Project chief Garry Charnock said he now plans to build a "MicroGrid" near the church to power the village using wind energy, wood chips or methane from village waste. He has enlisted help from local water provider United Utilities, which already has a prototype method for generating methane from village sewage. The water company spent £22 million last year developing the technology, which generates electricity by capturing and burning methane released by decomposing sewage.
United Utilities carbon manager Chris Matthews has invited a delegation from the village to inspect the progress at its research and development lab at nearby Ellesmere Port. The path towards poop power first began with Charnock, an environmental consultant who convinced the village's parish councillors to hold a meeting on a cold night in January to discuss the idea. Some 400 people - three-quarters of the village's adult population - crammed into the school to hear him speak and express their support.

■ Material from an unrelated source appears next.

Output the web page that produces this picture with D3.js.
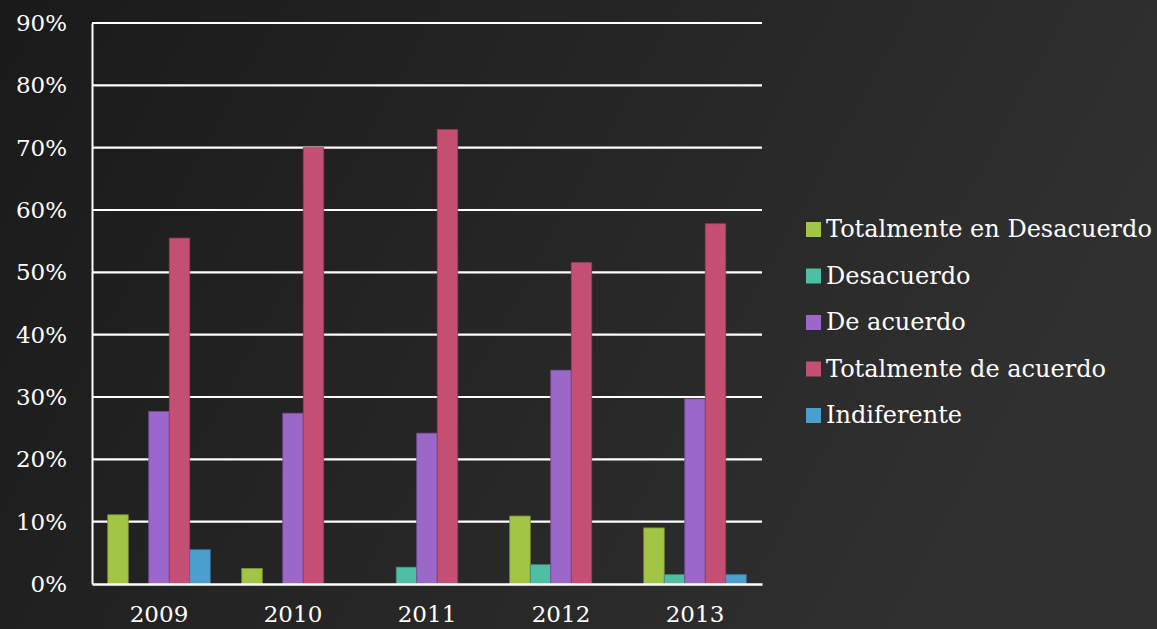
<!DOCTYPE html>
<html>
<head>
<meta charset="utf-8">
<script src="https://cdn.jsdelivr.net/npm/d3@7"></script>
<style>
  html, body { margin: 0; padding: 0; background: #222; }
  svg { display: block; }
  text { font-family: "DejaVu Serif", serif; fill: #fff; }
</style>
</head>
<body>
<svg width="1157" height="629"></svg>
<script>
var years = ['2009', '2010', '2011', '2012', '2013'];
var seriesNames = ['Totalmente en Desacuerdo', 'Desacuerdo', 'De acuerdo', 'Totalmente de acuerdo', 'Indiferente'];
var seriesColors = ['#a2c546', '#4fbfa3', '#9b67c9', '#c44f72', '#4a9fce'];
// one array per series, in % (per year)
var totDesacuerdo = [11.1, 2.5, 0, 10.9, 9.0];
var desacuerdo = [0, 0, 2.7, 3.1, 1.5];
var deAcuerdo = [27.7, 27.4, 24.2, 34.3, 29.7];
var totDeAcuerdo = [55.5, 70.0, 72.9, 51.6, 57.8];
var indiferente = [5.5, 0, 0, 0, 1.5];
var yTicks = [0, 10, 20, 30, 40, 50, 60, 70, 80, 90];

var seriesValues = [totDesacuerdo, desacuerdo, deAcuerdo, totDeAcuerdo, indiferente];

var svg = d3.select('svg');
var width = 1157, height = 629;
var margin = {left: 92, right: 395, top: 23, bottom: 45};

// background
var defs = svg.append('defs');
var grad = defs.append('linearGradient').attr('id', 'bg')
  .attr('x1', '0%').attr('y1', '0%').attr('x2', '100%').attr('y2', '30%');
grad.append('stop').attr('offset', '0%').attr('stop-color', '#1a1a1a');
grad.append('stop').attr('offset', '100%').attr('stop-color', '#303030');
svg.append('rect').attr('width', width).attr('height', height).attr('fill', 'url(#bg)');

var x0 = d3.scaleBand().domain(years)
  .range([margin.left, width - margin.right]).paddingInner(0.235).paddingOuter(0.1175);
var x1 = d3.scaleBand().domain(d3.range(seriesNames.length))
  .range([0, x0.bandwidth()]);
var y = d3.scaleLinear().domain([0, 90]).range([height - margin.bottom, margin.top]);

// gridlines
svg.append('g').selectAll('line').data(yTicks.slice(1)).join('line')
  .attr('x1', margin.left).attr('x2', width - margin.right)
  .attr('y1', d => y(d)).attr('y2', d => y(d))
  .attr('stroke', '#fff').attr('stroke-width', 2.2);

// bars
var groups = svg.append('g').selectAll('g').data(years).join('g')
  .attr('transform', d => 'translate(' + x0(d) + ',0)');
groups.selectAll('rect').data((d, i) => seriesValues.map((s, k) => ({k: k, v: s[i]})))
  .join('rect')
  .filter(d => d.v > 0)
  .attr('x', d => x1(d.k))
  .attr('width', x1.bandwidth())
  .attr('y', d => y(d.v))
  .attr('height', d => y(0) - y(d.v))
  .attr('fill', d => seriesColors[d.k])
  .attr('stroke', d => d3.color(seriesColors[d.k]).darker(0.8))
  .attr('stroke-width', 0.8);

// axes
var yAxis = svg.append('g').attr('transform', 'translate(' + margin.left + ',0)')
  .call(d3.axisLeft(y).tickValues(yTicks).tickFormat(d => d + '%').tickSize(0).tickPadding(25));
yAxis.select('.domain').attr('stroke', '#fff').attr('stroke-width', 2);
yAxis.selectAll('text').attr('font-size', 23).style('font-family', '"DejaVu Serif", serif').attr('fill', '#fff');

var xAxis = svg.append('g').attr('transform', 'translate(0,' + y(0) + ')')
  .call(d3.axisBottom(x0).tickSize(0).tickPadding(22));
xAxis.select('.domain').attr('stroke', '#fff').attr('stroke-width', 2.5);
xAxis.selectAll('text').attr('font-size', 23).style('font-family', '"DejaVu Serif", serif').attr('fill', '#fff');

// legend
var legend = svg.append('g').attr('transform', 'translate(806,229)');
var items = legend.selectAll('g').data(seriesNames).join('g')
  .attr('transform', (d, i) => 'translate(0,' + (i * 46.5) + ')');
items.append('rect').attr('x', 0).attr('y', -7).attr('width', 15).attr('height', 15)
  .attr('fill', (d, i) => seriesColors[i]);
items.append('text').attr('x', 20).attr('y', 0).attr('dy', '0.35em')
  .attr('font-size', 24).text(d => d);
</script>
</body>
</html>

That's when a flurry of the first initiatives sprang up across the village empowering residents who, like most people, had already been thinking about their environmental impact. "Why did people take to it? I think that people suddenly felt that an organised thing gave them some sort of permission to do things that they knew they wanted to do, but weren't inclined to do on their own - safety in numbers," village resident Richard May said.
Charnock has tried to make a conscious effort to avoid formal structures so the project can evolve naturally. Consequently, there are a number of initiatives like that of the village school, which has an eco-club where student "eco-monitors" are charged with turning off lights and computers. "We are just a bunch of people in a village seeing what we can do," he said.